| Prompt |
The required output consists solely of the lines from the top of the listing through the line containing "(head3) at (848,45)", transcribed exactly.

| Information supplied |
━━━━━━━━

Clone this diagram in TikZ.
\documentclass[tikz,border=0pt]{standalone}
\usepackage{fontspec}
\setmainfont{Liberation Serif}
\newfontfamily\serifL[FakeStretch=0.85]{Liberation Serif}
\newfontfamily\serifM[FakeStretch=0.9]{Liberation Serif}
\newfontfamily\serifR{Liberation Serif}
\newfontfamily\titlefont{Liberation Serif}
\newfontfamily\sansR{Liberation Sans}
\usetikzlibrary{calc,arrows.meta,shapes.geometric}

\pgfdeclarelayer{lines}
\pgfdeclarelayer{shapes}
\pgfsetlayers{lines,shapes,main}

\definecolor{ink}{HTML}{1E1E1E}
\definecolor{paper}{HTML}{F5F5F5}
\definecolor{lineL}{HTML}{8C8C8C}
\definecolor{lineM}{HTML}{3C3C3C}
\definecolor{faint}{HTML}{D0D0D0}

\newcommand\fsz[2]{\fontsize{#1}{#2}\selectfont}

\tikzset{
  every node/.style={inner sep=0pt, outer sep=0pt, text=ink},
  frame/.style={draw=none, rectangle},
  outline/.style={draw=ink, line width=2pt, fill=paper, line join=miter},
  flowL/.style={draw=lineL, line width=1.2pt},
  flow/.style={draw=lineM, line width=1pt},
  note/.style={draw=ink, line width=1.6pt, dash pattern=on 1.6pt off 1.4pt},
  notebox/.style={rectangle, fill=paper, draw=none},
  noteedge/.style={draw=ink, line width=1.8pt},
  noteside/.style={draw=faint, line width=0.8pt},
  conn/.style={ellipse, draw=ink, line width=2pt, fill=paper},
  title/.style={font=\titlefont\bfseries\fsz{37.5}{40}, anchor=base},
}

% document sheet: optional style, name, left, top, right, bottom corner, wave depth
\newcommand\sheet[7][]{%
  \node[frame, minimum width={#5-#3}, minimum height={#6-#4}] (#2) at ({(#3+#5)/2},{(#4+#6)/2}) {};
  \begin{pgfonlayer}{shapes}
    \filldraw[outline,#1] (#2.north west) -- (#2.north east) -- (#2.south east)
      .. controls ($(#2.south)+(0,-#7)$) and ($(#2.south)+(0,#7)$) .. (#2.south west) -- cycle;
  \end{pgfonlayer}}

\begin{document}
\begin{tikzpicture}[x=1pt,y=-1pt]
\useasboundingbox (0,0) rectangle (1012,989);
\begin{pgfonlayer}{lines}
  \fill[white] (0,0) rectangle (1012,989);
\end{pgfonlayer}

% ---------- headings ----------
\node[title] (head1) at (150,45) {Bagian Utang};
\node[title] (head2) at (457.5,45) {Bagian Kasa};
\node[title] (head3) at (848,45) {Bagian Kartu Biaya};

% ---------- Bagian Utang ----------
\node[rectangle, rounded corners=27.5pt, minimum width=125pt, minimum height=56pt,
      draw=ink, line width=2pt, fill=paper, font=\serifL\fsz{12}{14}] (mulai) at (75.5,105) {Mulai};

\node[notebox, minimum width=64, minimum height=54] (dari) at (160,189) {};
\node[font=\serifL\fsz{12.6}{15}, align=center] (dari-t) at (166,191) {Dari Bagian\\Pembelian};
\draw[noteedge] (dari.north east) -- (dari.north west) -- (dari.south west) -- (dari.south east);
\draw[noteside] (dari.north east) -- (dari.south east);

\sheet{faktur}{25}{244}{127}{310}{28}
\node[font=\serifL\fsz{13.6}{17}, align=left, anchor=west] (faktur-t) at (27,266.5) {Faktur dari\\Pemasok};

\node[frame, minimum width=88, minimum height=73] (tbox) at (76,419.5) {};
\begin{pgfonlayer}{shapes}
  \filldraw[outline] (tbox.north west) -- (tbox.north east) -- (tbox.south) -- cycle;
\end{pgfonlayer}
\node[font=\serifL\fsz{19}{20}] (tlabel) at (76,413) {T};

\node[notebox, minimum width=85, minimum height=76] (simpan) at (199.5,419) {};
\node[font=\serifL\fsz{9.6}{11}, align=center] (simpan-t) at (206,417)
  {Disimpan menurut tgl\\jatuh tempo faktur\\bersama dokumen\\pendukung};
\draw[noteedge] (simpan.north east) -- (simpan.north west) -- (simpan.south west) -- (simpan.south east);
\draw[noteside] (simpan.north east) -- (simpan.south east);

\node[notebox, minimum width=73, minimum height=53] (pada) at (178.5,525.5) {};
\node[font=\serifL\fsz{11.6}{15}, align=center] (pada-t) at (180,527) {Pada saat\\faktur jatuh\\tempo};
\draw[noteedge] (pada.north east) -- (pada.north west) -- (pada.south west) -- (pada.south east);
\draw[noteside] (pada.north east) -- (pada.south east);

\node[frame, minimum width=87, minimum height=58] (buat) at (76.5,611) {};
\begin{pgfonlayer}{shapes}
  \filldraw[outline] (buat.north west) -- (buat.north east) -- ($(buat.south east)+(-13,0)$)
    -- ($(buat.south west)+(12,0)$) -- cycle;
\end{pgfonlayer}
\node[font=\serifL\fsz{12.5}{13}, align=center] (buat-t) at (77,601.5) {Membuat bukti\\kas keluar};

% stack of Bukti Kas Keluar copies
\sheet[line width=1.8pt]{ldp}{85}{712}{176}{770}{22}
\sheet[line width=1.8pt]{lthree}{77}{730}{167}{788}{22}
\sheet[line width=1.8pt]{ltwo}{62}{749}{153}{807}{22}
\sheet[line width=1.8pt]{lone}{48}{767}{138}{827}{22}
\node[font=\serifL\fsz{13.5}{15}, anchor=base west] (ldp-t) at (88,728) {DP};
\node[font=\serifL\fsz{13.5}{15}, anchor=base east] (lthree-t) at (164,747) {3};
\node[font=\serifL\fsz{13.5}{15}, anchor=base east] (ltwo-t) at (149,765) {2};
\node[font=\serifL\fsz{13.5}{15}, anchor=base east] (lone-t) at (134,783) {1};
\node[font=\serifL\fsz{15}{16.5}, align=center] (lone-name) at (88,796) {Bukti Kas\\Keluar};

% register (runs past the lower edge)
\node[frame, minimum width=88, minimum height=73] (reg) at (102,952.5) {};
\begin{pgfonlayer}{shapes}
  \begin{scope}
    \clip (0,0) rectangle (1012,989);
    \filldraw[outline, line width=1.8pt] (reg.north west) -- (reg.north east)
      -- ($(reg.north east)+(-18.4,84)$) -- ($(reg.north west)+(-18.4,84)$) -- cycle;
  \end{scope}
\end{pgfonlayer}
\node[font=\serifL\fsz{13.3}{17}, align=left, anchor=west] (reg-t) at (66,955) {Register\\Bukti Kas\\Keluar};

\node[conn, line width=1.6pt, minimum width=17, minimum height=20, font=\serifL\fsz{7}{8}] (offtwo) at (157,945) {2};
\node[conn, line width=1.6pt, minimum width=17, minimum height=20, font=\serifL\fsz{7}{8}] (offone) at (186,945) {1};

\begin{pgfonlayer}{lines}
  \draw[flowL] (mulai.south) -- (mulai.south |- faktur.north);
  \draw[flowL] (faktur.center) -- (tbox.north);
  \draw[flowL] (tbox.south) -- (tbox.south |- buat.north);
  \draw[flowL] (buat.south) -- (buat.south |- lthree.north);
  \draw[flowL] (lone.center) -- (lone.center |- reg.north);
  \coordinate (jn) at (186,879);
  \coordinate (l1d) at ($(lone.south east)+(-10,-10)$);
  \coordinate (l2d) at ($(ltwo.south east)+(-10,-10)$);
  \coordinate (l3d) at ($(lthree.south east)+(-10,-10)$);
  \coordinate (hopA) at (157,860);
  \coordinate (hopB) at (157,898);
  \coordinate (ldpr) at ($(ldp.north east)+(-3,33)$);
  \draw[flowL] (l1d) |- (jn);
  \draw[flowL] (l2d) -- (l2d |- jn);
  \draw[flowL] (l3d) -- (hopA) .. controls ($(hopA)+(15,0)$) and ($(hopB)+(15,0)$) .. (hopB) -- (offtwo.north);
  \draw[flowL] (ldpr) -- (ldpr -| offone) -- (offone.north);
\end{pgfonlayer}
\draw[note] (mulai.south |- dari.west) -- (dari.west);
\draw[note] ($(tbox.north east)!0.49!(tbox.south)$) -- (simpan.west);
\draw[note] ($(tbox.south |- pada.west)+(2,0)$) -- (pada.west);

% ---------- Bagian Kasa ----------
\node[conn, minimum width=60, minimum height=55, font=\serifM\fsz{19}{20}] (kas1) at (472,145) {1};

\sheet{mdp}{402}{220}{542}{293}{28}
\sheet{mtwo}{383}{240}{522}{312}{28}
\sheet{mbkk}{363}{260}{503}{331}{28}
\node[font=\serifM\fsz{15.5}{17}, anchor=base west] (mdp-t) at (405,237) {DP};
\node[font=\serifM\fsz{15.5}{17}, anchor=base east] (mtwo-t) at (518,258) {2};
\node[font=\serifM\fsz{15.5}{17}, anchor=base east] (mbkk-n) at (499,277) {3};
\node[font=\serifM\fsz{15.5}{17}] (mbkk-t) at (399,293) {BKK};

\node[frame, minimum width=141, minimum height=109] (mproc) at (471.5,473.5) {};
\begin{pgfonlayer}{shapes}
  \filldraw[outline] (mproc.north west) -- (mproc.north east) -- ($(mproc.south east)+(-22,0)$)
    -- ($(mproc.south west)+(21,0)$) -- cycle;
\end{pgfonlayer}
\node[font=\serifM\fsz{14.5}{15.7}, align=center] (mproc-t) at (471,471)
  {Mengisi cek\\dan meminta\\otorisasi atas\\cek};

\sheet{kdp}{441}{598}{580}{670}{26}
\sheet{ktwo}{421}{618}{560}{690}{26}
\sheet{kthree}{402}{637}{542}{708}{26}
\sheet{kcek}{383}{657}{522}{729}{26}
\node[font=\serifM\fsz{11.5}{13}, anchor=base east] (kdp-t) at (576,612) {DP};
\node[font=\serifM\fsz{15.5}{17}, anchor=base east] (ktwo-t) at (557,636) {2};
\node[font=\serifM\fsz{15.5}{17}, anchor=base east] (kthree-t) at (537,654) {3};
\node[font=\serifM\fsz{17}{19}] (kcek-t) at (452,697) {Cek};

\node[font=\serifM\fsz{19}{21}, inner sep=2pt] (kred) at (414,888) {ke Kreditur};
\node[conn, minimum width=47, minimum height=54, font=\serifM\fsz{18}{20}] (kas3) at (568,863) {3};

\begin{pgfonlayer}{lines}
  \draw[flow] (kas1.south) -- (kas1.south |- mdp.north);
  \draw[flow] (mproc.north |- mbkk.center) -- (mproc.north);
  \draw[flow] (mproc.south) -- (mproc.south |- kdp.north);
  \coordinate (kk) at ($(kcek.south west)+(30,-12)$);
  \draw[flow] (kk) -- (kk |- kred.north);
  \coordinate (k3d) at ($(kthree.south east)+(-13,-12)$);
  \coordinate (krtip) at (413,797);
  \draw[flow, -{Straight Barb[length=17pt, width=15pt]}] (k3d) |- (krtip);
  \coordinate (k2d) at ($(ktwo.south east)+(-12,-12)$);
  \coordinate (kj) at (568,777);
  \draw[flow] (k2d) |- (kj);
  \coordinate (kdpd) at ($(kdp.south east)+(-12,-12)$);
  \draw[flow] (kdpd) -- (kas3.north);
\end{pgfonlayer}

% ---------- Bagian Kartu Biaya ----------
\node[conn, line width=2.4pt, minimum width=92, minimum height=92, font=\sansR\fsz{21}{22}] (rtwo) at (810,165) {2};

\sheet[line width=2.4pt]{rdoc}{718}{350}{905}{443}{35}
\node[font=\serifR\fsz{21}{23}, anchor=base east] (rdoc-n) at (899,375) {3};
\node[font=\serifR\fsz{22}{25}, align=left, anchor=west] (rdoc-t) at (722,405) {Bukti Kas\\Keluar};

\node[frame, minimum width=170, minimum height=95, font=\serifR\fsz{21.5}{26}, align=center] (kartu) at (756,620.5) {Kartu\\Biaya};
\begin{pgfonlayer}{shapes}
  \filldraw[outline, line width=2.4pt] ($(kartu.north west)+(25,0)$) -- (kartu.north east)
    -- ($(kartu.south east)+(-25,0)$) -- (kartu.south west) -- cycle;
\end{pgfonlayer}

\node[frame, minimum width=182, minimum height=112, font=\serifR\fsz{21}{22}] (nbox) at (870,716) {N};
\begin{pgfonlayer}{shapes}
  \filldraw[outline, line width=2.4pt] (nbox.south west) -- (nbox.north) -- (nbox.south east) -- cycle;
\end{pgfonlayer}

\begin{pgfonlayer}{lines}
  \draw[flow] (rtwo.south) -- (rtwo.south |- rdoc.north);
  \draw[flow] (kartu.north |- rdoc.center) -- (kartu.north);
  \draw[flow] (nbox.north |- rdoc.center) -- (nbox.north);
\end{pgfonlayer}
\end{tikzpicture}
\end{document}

━━━━━━━━

| Exercise output |
Clone this diagram in TikZ.
\documentclass[tikz,border=0pt]{standalone}
\usepackage{fontspec}
\setmainfont{Liberation Serif}
\newfontfamily\serifL[FakeStretch=0.85]{Liberation Serif}
\newfontfamily\serifM[FakeStretch=0.9]{Liberation Serif}
\newfontfamily\serifR{Liberation Serif}
\newfontfamily\titlefont{Liberation Serif}
\newfontfamily\sansR{Liberation Sans}
\usetikzlibrary{calc,arrows.meta,shapes.geometric}

\pgfdeclarelayer{lines}
\pgfdeclarelayer{shapes}
\pgfsetlayers{lines,shapes,main}

\definecolor{ink}{HTML}{1E1E1E}
\definecolor{paper}{HTML}{F5F5F5}
\definecolor{lineL}{HTML}{8C8C8C}
\definecolor{lineM}{HTML}{3C3C3C}
\definecolor{faint}{HTML}{D0D0D0}

\newcommand\fsz[2]{\fontsize{#1}{#2}\selectfont}

\tikzset{
  every node/.style={inner sep=0pt, outer sep=0pt, text=ink},
  frame/.style={draw=none, rectangle},
  outline/.style={draw=ink, line width=2pt, fill=paper, line join=miter},
  flowL/.style={draw=lineL, line width=1.2pt},
  flow/.style={draw=lineM, line width=1pt},
  note/.style={draw=ink, line width=1.6pt, dash pattern=on 1.6pt off 1.4pt},
  notebox/.style={rectangle, fill=paper, draw=none},
  noteedge/.style={draw=ink, line width=1.8pt},
  noteside/.style={draw=faint, line width=0.8pt},
  conn/.style={ellipse, draw=ink, line width=2pt, fill=paper},
  title/.style={font=\titlefont\bfseries\fsz{37.5}{40}, anchor=base},
}

% document sheet: optional style, name, left, top, right, bottom corner, wave depth
\newcommand\sheet[7][]{%
  \node[frame, minimum width={#5-#3}, minimum height={#6-#4}] (#2) at ({(#3+#5)/2},{(#4+#6)/2}) {};
  \begin{pgfonlayer}{shapes}
    \filldraw[outline,#1] (#2.north west) -- (#2.north east) -- (#2.south east)
      .. controls ($(#2.south)+(0,-#7)$) and ($(#2.south)+(0,#7)$) .. (#2.south west) -- cycle;
  \end{pgfonlayer}}

\begin{document}
\begin{tikzpicture}[x=1pt,y=-1pt]
\useasboundingbox (0,0) rectangle (1012,989);
\begin{pgfonlayer}{lines}
  \fill[white] (0,0) rectangle (1012,989);
\end{pgfonlayer}

% ---------- headings ----------
\node[title] (head1) at (150,45) {Bagian Utang};
\node[title] (head2) at (457.5,45) {Bagian Kasa};
\node[title] (head3) at (848,45) {Bagian Kartu Biaya};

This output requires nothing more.